Yurtdışında veya yurtiçinde yabancı para cinsinden yapılan transferlerde yurtdışı hesap muhabirlerinin devreye girdiği SWIFT ödeme sistemi kullanılıyor. Sistem ayrıca BIC (Bank Identifier Codes) kodu yani banka tanımlama kodu sayesinde her bankayı tanımlıyor.
ABD TARAFINDAN İZLENİYOR
1973 yılında Brüksel'de kurulunan SWIFT topluluğu ABD'deki ilk faaliyetlerine ise 1979 yılında başladı. SWIFT sisteminde
dolar ile işlemler yapıldığında bu işlemler otomatik olarak ABD sisteminden geçmek zorunda kalıyor.
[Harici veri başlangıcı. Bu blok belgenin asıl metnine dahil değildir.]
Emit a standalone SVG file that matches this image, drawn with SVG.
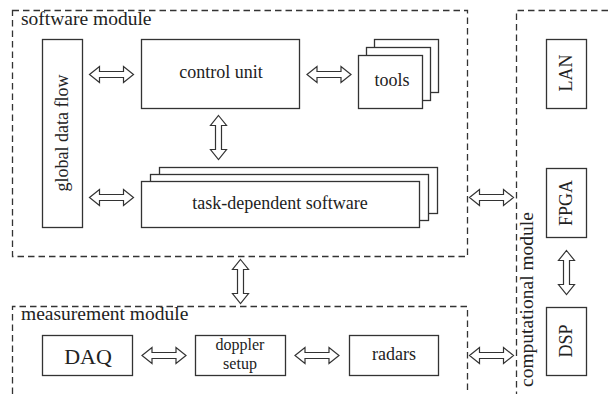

Bu durum da ABD'nin işlemleri izlemesinin ve para transferlerine müdahale etmesinin önünü açıyor.
Örneğin 2012 yılında bir Danimarka gazetesinde yer alan haberde ABD'li yetkililerin Danimarkalı bir iş adamının bir Alman bankasına SWIFT üzerinden yaptığı para transferinde 26 bin dolarına el koyduğu belirtiliyordu.
Günümüzde ülkelerin milli para ile ticaret yapmaya yönelmelerinin nedenlerinden birisi de ABD'nin bu gibi müdahalelerinin önünü kesmek istemeleri olarak gösteriliyor.